Among the things settled at Bretton Woods was how to structure the world’s economy after World War II. It was clear to everyone that the lead would have to be taken by the United States, because we were the only nation that ended the war with more gold than we had started with. It’s the golden rule; he who has the gold makes the rules. But it just seemed less tacky that the idea would be put forward by a Brit rather than by an American.
So the Bretton Woods accords, presided over by Keynes, tied all of the world’s monetary systems (the pound, the franc, the yen) to the American dollar, because each and every ounce of gold in America’s vaults was officially represented by 35 dollars . And nobody else in the world could make that claim in post WWII. But all things change over time, and eventually we Americans were feeling so rich and all powerful that we tried to pay for our “Great Society” and our Vietnam War both at the same time, and both without raising taxes. You know what? You can’t do that, not in 1969 and not in 2004. No matter how many Republican economists may want to believe that you can, you can’t. Nor can you lower taxes on the top 1% without forcing everybody else to cover their share.
Back in 1969, newly elected Republican President Richard Nixon tried to close the budget deficit Lyndon Johnson created by shutting down many of the anti-poverty programs started by the Democrats. But those programs were far too small a fraction of the Federal budget to stop the bleeding. A Massachusetts Institute of Technology study done in 1971 calculated the real cost of the Vietnam War (in 1971 dollars) was about $750 billion, smaller after inflation than the $750 billion Wall Street bailout thirty-five years later which caused fiscal conservatives to flinch.(“Vietnam; Past and Present” by D.R. SarDeasai).
The pressure by 1970 was for Nixon to increase taxes to pay for the war. But that would have made the war even more unpopular than it already was. Nixon didn't yet have a way to meet his pledge of ending the war “with honor”, so he expanded the war, and he did not raise taxes. Instead he borrowed to pay for the war. Businesses couldn’t expand because the government had sucked up all the credit. Wages were stuck while prices inflated. And, as I recall, that was when hamburger jumped from 35 cents a pound to something closer to a $1.25 a pound. It is was an untenable situation. But “Tricky Dick” eventually found a way to make it "tenable".

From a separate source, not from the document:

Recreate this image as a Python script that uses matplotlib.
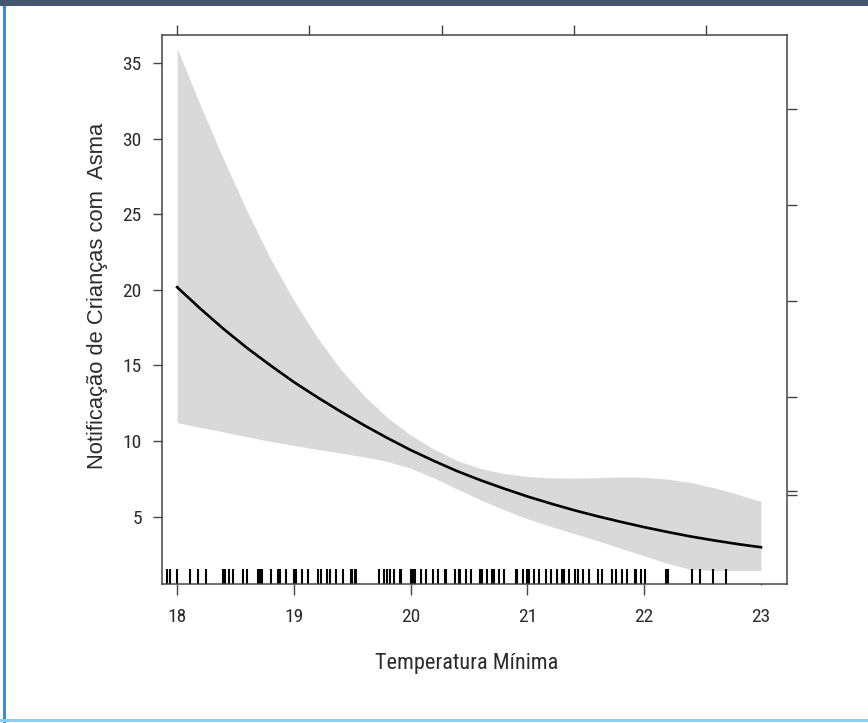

In 1971, Nixon ordered that Americans could no buy gold. In the stroke of a pen the dollar was no longer backed by gold. That’s when the treasury stopped issuing real dollars and started issuing “silver certificates” - read your dollar bill sometime. They called it "The Nixon Shock".  With no limit on credit, we could afford any war we wanted, and all the Saudi oil we wanted. Economists call the economy Nixon placed us on a “Floating Currency”  but I call it the  "Good Faith Economy". There is no longer any gold behind your dollar, and, really, there is no silver, either. You trust that your dollar will provide you with goods and services of value because of the economic strength of the American middle class. And you  trust is that the bankers and the politicians will not destroy the middle class. Unfortunately, the 1% have figured out a way to profit by doing just that.
I don’t blame Nixon for our current economic mess. Politicians are not hired to create perfect systems, just systems that function for the time being. But what the sub-prime mortgage fiasco has proven, and the dot-com bubble proved before that, and the Savings & Loan debacle proved before that, is that without regulation, and shared sacrifice there can be no trust. To quote Ronald Reagan; “Trust and verify.” And to quote French President Sarkozy, “We must rethink the financial system from scratch, as at Bretton Woods”.  And this time we (the United States) ain’t got the gold, so we ain’t making the rules. Those days are past.
Or as Jimmy Kennedy put it, “No, you can't go back to Con-stan-tinople, been a long time gone, Con-stan-tinople, Why did Con-tan-tinople get the works? That’s nobody's business but the Turks.” Words of wisdom to ponder as we enter the woods again.